G.V. Oui. Je suis persuadé que les gens sont de plus en plus clients de choses osées, avec du caractère. Il y a encore quinze ans, acheter une voiture au look décalé était un problème : projection d’une image de soi et inquiétude de ne pas pouvoir revendre. Aujourd’hui, tout a changé. Certains constructeurs osent des choses, et ça se vend, preuve que les gens ne se préoccupent plus trop d’être dans une certaine normalité. Au contraire, ils veulent des choses excitantes dans leur vie. Cela répond peut-être à une époque inquiétante et stressante. Les clients se font plaisir, se lâchent un peu.
Mais pouvez-vous encore jouer sur l’esthétique extérieure avec toutes les normes et contraintes techniques qui vous sont imposées ?
G.V. Effectivement, mais, justement, le grand jeu des constructeurs consiste malgré tout à réussir à créer des identités esthétiques et stylistiques très différentes de la concurrence. Les designers automobiles doivent remettre de l’émotion, de l’attractivité, du rêve dans les objets. Le futur n’a pas vocation à être ennuyeux, avec des voitures sans saveur, robotisées. Il faut donc cultiver un futur intéressant et excitant, où il se passe des choses agréables à vivre. C’est la contre-attaque des créatifs qui vont inventer une grande variété de voitures en réaction à l’uniformité.
L’habitacle est aussi appelé à changer ?
G.V. Oui. Il faut concevoir des habitacles complètement différents, car, avec la voiture autonome, on va désormais faire autre chose dans sa voiture que la conduire.

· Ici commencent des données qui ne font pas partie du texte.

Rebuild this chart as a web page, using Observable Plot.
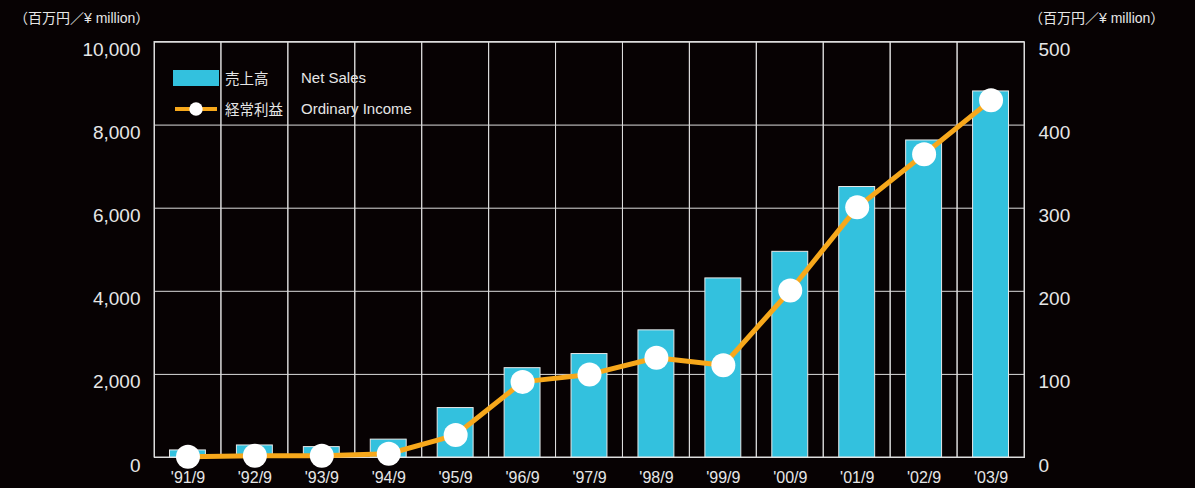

Le design, c’est aussi concevoir une expérience à bord, de l’interaction, une ambiance à l’intérieur du cockpit par les formes et les matériaux, ce qui passe par les écrans, l’ergonomie, les usages. L’expérience doit d’abord être utile et pratique, mais elle doit aussi avoir un peu d’âme, qu’il se passe quelque chose d’agréable. On peut, par exemple, ramener des objets de la maison, un plaid, un coussin, des livres en papier…
Pourquoi pas des salons roulants, des chambres roulantes ?
G.V. Tout à fait. On peut imaginer que vont enfin se croiser l’architecture et l’automobile, et c’est passionnant. Le design automobile a encore de beaux jours devant lui, car nous allons devoir inventer la nouvelle époque de l’automobile. Toutes les marques mondiales sont dans la même démarche ? Je pense que moins de la moitié des marques automobiles se posent les questions fondamentales sur l’objet automobile, le «coup d’après», les ruptures à opérer. Elles doivent se réveiller. Celles qui n’évolueront pas assez vite périront, je le crains. Nous sommes à la veille de la plus grande révolution que l’industrie automobile aura connue. On n’imagine pas les choses dingues qui vont arriver, comme la voiture autonome, l’intelligence artificielle, les matériaux autoréparants.
Quand commence le futur ?
G.V. Dans un an, nous présenterons un premier concept car, vitrine de design et de technologie, pour Renault. Il annoncera la tendance, mais il faudra attendre entre deux et trois ans pour la première voiture de production.